(Exercise aim) Reproduce, character for character, the lines below from the first through the one with "const font = 'Liberation". Leave pictures out.

(Given material)
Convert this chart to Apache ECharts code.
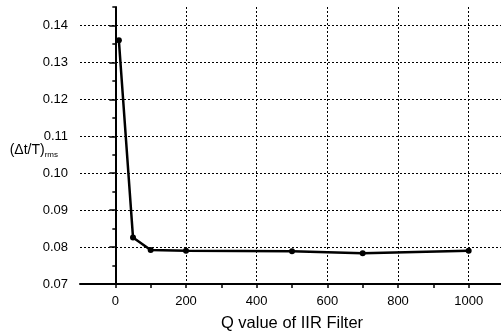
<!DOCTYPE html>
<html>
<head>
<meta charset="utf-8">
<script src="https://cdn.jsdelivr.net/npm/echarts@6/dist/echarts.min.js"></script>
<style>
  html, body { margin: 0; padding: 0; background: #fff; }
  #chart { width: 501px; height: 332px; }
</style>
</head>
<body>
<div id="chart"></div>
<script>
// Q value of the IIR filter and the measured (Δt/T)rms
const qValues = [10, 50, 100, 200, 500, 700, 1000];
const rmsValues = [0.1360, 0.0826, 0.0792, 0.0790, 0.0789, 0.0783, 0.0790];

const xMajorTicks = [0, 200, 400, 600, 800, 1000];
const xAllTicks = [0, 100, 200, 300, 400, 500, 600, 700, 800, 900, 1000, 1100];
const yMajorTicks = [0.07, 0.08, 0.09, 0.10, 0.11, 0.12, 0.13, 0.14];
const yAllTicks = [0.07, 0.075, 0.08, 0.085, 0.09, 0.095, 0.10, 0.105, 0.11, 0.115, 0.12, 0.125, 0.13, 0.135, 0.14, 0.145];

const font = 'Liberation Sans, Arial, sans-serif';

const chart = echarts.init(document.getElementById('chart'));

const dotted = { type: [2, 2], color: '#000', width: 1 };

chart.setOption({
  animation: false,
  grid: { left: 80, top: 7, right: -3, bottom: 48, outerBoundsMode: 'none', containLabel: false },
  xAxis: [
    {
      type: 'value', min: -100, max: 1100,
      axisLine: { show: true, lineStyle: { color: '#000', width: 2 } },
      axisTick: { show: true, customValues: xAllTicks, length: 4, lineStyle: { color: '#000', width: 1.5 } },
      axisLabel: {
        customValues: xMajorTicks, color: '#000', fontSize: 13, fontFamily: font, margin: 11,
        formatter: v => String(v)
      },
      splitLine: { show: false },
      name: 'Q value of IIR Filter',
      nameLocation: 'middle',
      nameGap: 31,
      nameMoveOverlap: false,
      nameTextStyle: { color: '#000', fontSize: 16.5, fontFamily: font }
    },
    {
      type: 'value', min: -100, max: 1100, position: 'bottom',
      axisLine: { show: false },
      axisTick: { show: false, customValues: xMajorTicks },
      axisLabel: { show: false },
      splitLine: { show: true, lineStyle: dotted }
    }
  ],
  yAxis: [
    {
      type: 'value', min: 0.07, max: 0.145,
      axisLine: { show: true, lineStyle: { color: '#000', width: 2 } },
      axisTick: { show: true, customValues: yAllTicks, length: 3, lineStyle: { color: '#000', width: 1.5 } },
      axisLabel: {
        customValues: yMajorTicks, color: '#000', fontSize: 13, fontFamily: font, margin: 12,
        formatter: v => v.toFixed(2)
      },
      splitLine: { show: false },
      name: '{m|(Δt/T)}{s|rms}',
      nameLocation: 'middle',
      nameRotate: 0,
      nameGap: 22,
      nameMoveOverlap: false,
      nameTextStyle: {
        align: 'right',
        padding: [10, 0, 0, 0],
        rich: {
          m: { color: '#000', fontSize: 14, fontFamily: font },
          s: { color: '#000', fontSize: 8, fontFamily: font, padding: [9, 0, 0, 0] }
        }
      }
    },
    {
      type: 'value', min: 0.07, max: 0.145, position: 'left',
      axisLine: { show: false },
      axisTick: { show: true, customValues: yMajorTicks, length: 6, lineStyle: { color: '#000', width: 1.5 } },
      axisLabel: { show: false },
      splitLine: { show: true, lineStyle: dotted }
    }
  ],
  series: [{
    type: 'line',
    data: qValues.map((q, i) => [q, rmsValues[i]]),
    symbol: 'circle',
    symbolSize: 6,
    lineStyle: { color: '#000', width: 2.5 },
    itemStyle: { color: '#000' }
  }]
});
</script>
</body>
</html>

(Solution to this exercise)
Convert this chart to Apache ECharts code.
<!DOCTYPE html>
<html>
<head>
<meta charset="utf-8">
<script src="https://cdn.jsdelivr.net/npm/echarts@6/dist/echarts.min.js"></script>
<style>
  html, body { margin: 0; padding: 0; background: #fff; }
  #chart { width: 501px; height: 332px; }
</style>
</head>
<body>
<div id="chart"></div>
<script>
// Q value of the IIR filter and the measured (Δt/T)rms
const qValues = [10, 50, 100, 200, 500, 700, 1000];
const rmsValues = [0.1360, 0.0826, 0.0792, 0.0790, 0.0789, 0.0783, 0.0790];

const xMajorTicks = [0, 200, 400, 600, 800, 1000];
const xAllTicks = [0, 100, 200, 300, 400, 500, 600, 700, 800, 900, 1000, 1100];
const yMajorTicks = [0.07, 0.08, 0.09, 0.10, 0.11, 0.12, 0.13, 0.14];
const yAllTicks = [0.07, 0.075, 0.08, 0.085, 0.09, 0.095, 0.10, 0.105, 0.11, 0.115, 0.12, 0.125, 0.13, 0.135, 0.14, 0.145];

const font = 'Liberation Sans, Arial, sans-serif';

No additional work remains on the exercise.